The Godins lived in Peshawar from 1924 to 1982. The last of them Albert Joseph Godin and his wife Claire visited Peshawar a couple of months ago to attend a reading where an elderly lady reminisced about her early life in Peshawar. Earlier, one had been in constant contact with Albert from Canada through the electronic mail system. Albert is past eighty, but he seems to have aged little, if at all, in terms of his earnestness, tenacity and resolve. His love for Peshawar does not at all seem to have been tainted by the recent events and in fact if anything his emotional bond with the town and its people appear to have grown stronger.

A couple of weeks ago, a meticulously bound and neatly addressed parcel sent by Albert from Rawalpindi left one wonder struck. The parcel contained a wealth of information about Peshawar in the shape of fragments, shreds, newspaper clippings, facsimiles of letters and pictures collected and archived with nothing less than religious zeal. One just couldn’t help stop being moved in an Selling pianos on another planet incredible way.

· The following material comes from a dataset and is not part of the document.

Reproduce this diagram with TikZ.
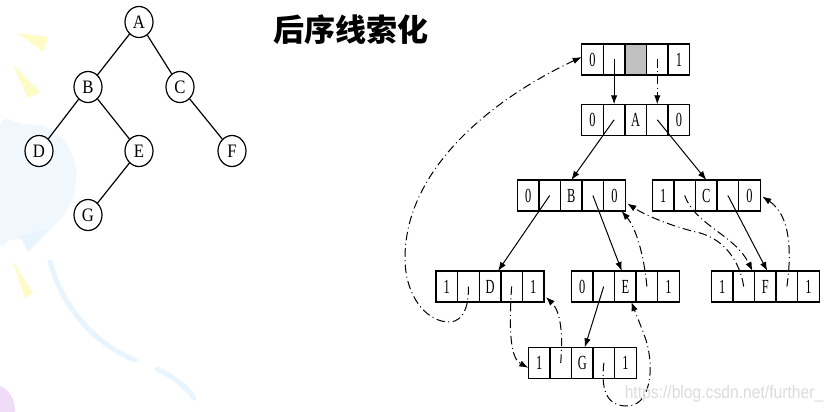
\documentclass[tikz,border=0pt]{standalone}
\usepackage{fontspec}
\usepackage{graphicx}
\setmainfont{Liberation Serif}
\newfontfamily\cjk{Noto Sans CJK SC}
\newfontfamily\wmfont{Liberation Sans}
\usetikzlibrary{shapes.geometric,arrows.meta,calc}
\definecolor{bgblue}{HTML}{F0F8FE}
\definecolor{bgblueedge}{HTML}{E8F5FE}
\definecolor{bgyellow}{HTML}{FFFBC6}
\definecolor{bgpurple}{HTML}{F1DCF7}
\definecolor{cellgray}{HTML}{C0C0C0}
\definecolor{wmgray}{HTML}{DCDCDC}
\newcommand\cx[1]{\scalebox{0.62}[1]{#1}}
\newcommand\mkrecord[8]{%
  \node[cell] (#11) at (#2+10.8,#3+15.5) {\cx{#4}};
  \node[cell] (#12) at (#2+32.4,#3+15.5) {\cx{#5}};
  \node[cell] (#13) at (#2+54.0,#3+15.5) {\cx{#6}};
  \node[cell] (#14) at (#2+75.6,#3+15.5) {\cx{#7}};
  \node[cell] (#15) at (#2+97.2,#3+15.5) {\cx{#8}};
}
\tikzset{
  cell/.style={draw, line width=1.4pt, minimum width=21.6pt, minimum height=31pt,
    inner sep=0pt, outer sep=0pt, font=\fontsize{20}{20}\selectfont},
  ptr/.style={line width=1pt, -{Latex[length=9pt,width=6.5pt]}},
  thr/.style={ptr, dash pattern=on 8.5pt off 3.5pt on 1pt off 3.5pt},
  tn/.style={ellipse, draw, line width=1.2pt, minimum width=28pt, minimum height=31pt,
    inner sep=0pt, fill=white, font=\fontsize{19}{19}\selectfont},
  tedge/.style={line width=1.2pt}
}
\begin{document}
\begin{tikzpicture}[x=1pt,y=-1pt]
\useasboundingbox (0,0) rectangle (833,412);
\fill[white] (0,0) rectangle (833,412);
% background decoration
\fill[bgblue] plot[smooth cycle] coordinates {(0,127) (22,124) (45,127) (65,142) (76,168) (73,198) (58,222) (35,236) (10,240) (0,240)};
\fill[bgblueedge] (20,236) -- (50,229) -- (28,252) -- cycle;
\draw[bgblueedge, line width=5pt, line cap=round] (50,262) .. controls (62,305) and (92,343) .. (135,360);
\draw[bgblueedge, line width=5pt, line cap=round] (157,369) .. controls (172,376) and (186,386) .. (194,398);
\fill[bgyellow] (18,33) -- (48,37) -- (43,52) -- cycle;
\fill[bgyellow] (13,65) -- (40,92) -- (28,98) -- cycle;
\fill[bgyellow] (12,260) -- (33,293) -- (25,298) -- cycle;
\fill[bgpurple] (0,386) .. controls (10,390) and (15,400) .. (15,412) -- (0,412) -- cycle;
% title
\node[font=\cjk\bfseries\fontsize{31}{31}\selectfont] (title) at (351,30) {后序线索化};
% tree
\node[tn] (tA) at (139,22) {\scalebox{0.88}[1]{A}};
\node[tn] (tB) at (88,87) {\scalebox{0.88}[1]{B}};
\node[tn] (tC) at (180,87) {\scalebox{0.88}[1]{C}};
\node[tn] (tD) at (39,151) {\scalebox{0.88}[1]{D}};
\node[tn] (tE) at (139,151) {\scalebox{0.88}[1]{E}};
\node[tn] (tF) at (232,151) {\scalebox{0.88}[1]{F}};
\node[tn] (tG) at (88,215) {\scalebox{0.88}[1]{G}};
\draw[tedge] (tA) -- (tB);
\draw[tedge] (tA) -- (tC);
\draw[tedge] (tB) -- (tD);
\draw[tedge] (tB) -- (tE);
\draw[tedge] (tC) -- (tF);
\draw[tedge] (tE) -- (tG);
% records
\mkrecord{h}{581.7}{44}{0}{}{}{}{1}
\path[fill=cellgray, draw, line width=1.4pt] (h3.north west) rectangle (h3.south east);
\mkrecord{a}{581.7}{104.3}{0}{}{A}{}{0}
\mkrecord{b}{517.3}{180}{0}{}{B}{}{0}
\mkrecord{c}{652.3}{180}{1}{}{C}{}{0}
\mkrecord{d}{436}{271}{1}{}{D}{}{1}
\mkrecord{e}{571.3}{271}{0}{}{E}{}{1}
\mkrecord{f}{711.3}{271}{1}{}{F}{}{1}
\mkrecord{g}{528.3}{347.3}{1}{}{G}{}{1}
% child pointers
\draw[ptr] (h2.center) -- (a2.north);
\draw[ptr] (a2.center) -- (b3.north);
\draw[ptr] (a4.center) -- (c3.north);
\draw[ptr] (b2.center) -- ($(d3.north)+(8,0)$);
\draw[ptr] (b4.center) -- ($(e3.north)+(-3.5,0)$);
\draw[ptr] (c4.center) -- ($(f3.north)+(2,0)$);
\draw[ptr] (e2.center) -- ($(g3.north)+(2.5,0)$);
% threads
\draw[thr] (h4.center) -- (a4.north);
\draw[thr] (d2.center) .. controls (469,315) and (458,323) .. (447,322)
  .. controls (425,320) and (405,295) .. (405,258)
  .. controls (405,170) and (490,100) .. ($(h1.west)+(0,-2.5)$);
\draw[thr] (d4.center) .. controls (509,330) and (510,358) .. ($(g1.west)+(0,5)$);
\draw[thr] (g2.center) .. controls (563,335) and (561,312) .. ($(d5.south east)+(2,-5)$);
\draw[thr] (g4.center) .. controls (600,395) and (610,406) .. (627,406)
  .. controls (650,406) and (655,370) .. (646,340)
  .. controls (641,326) and (636,314) .. ($(e3.south)+(6,0)$);
\draw[thr] (e4.center) .. controls (644,255) and (636,228) .. ($(b5.south)+(7,0)$);
\draw[thr] (f2.center) .. controls (740,262) and (725,240) .. (700,233)
  .. controls (670,226) and (645,215) .. ($(b5.east)+(2,8)$);
\draw[thr] (c2.center) .. controls (695,225) and (735,235) .. ($(f2.north east)+(-2,0)$);
\draw[thr] (f4.center) .. controls (792,250) and (790,215) .. ($(c5.east)+(2,1)$);
% watermark
\node[text=wmgray, font=\wmfont\fontsize{18}{18}\selectfont] (wm) at (724,394) {\scalebox{0.87}[1]{https://blog.csdn.net/further\_}};
\end{tikzpicture}
\end{document}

How one could stay so committed and faithful to a place where he has no stakes, except of course lots of fond memories to cherish, in this age of unbridled materialism?The Godins are a diminutive couple. They are calm and composed in such a decent manner that one is not left unimpressed. Throughout the length of the one hour long reading session they appeared to be completely immersed in the topic when the elderly reader drew a sketch of Peshawar of the mid forties. “Then there were hardly any Muslim businessmen or shopkeepers in the Peshawar Cantonment Bazaar save a reclusive man repairing saddles for the horses in a small shop hidden behind the Capital cinema,” the Godins nodded in assent when the reader recalled and added that the entire business was managed by the Christians, Hindus, Sikhs and Parsis.

The Godins originally came from Goa in India. Their first shot with the business was in Quetta whereto the grandpa Godin had migrated in 1900. They set up a shop dealing in gramophones and pianos on the Bruce, since renamed as Jinnah Road. The family survived the 1935 earthquake that struck Quetta in the early hours consuming over 30,000 lives, as an auspicious decision had taken the Godin family on a picnic to the border town of Chaman.

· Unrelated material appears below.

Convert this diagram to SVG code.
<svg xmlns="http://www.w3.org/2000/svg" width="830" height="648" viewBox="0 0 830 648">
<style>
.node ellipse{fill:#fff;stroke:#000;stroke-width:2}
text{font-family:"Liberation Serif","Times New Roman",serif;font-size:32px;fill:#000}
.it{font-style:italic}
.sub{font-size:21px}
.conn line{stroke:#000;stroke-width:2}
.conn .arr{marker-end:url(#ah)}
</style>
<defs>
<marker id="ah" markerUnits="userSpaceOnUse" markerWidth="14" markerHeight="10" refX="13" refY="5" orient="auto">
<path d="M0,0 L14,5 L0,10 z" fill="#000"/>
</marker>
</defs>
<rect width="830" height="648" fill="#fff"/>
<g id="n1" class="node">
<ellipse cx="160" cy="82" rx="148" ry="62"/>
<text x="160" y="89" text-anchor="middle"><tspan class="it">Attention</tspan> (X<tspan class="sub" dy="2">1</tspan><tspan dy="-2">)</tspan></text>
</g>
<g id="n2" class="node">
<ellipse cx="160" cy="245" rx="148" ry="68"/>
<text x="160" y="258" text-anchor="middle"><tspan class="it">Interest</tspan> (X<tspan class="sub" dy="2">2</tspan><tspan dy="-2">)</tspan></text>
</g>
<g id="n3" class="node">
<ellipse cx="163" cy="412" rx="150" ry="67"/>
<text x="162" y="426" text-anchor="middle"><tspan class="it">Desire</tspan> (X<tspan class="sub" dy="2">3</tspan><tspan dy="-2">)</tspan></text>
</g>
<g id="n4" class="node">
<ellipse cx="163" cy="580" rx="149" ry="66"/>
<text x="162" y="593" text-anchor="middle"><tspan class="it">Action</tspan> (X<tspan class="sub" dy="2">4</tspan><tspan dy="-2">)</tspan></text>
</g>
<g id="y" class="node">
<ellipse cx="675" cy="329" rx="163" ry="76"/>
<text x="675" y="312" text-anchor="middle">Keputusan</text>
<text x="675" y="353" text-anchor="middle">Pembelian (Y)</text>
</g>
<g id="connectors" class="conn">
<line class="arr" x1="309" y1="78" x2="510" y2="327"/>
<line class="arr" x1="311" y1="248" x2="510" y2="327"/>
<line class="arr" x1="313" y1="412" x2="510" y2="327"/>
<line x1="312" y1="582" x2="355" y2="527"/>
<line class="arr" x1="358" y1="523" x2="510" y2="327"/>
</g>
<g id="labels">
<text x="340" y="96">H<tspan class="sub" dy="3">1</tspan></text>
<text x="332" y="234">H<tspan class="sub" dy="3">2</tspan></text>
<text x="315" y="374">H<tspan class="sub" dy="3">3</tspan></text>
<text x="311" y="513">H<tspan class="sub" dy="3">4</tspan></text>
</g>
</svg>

The WW11 occasioned the family to open a piano shop for the British families stationed at the Nowshera Cantonment and a branch office at the troops’ summer headquarters of Cherat at 3,500 feet above the sea level.

It is quite understandable that the Godins’ business decisions were predominantly dictated by the movement and residences of British troops and their families. But no less interestingly, all such decisions took them to places such as Peshawar, Quetta, Nowshera and Cherat where the native folks evinced little interest in pianos.

The most popular instrument of music in all the mentioned areas has for quite some time been rabab or harmonium.

But such mundane considerations apart, it must be said to the everlasting credit of the Godins that once settled in Peshawar no outwardly force or motivation could dislodge them from their preferred place of habitation. Thus even when adverse times led to the dwindling of their business fortunes beyond the limits of sustainability, the Godins spurned offers from well wishers to shift to Bangalore. The gesture had its desired effect. And hence later when an opportunity took them to India, the family was accorded a rousing welcome as the proud Godins of Peshawar.

Later events would prove how rightly placed was the Godins’ faith in Peshawar and its people. When Albert’s mother Eveline breathed her last in 1982 after living a fulfilling life committed to social work, the Peshawarites paid her a befitting tribute.

“It was the month of Ramadan, and the infamous heat of July was at its peak,” recalls Albert. Eveline’s funeral was fixed for 6pm on the 7th day of July, 1982. The leader of the mosque on Arbab Road Peshawar Cantonment had announced the demise of Eveline of his own volition. “More than 400 Muslims who had converged at the funeral’s venue preferred to offer the Muslim prayer for the deceased lady after placing the cortege in the direction of the Qibla, and then many of them accompanied the cortege to the Christian cemetery on Jamrud Road,” Albert movingly recollects the scene to its last detail.

All that remains of those halcyon times are memories, still prized by them. The grand old veranda announcing the Godin’s business venture and so many other wonderful places of yore have been replaced by the glitzy jewellers shop. There appears to be plentiful of wealth, but little tolerance and little still fellow feelings.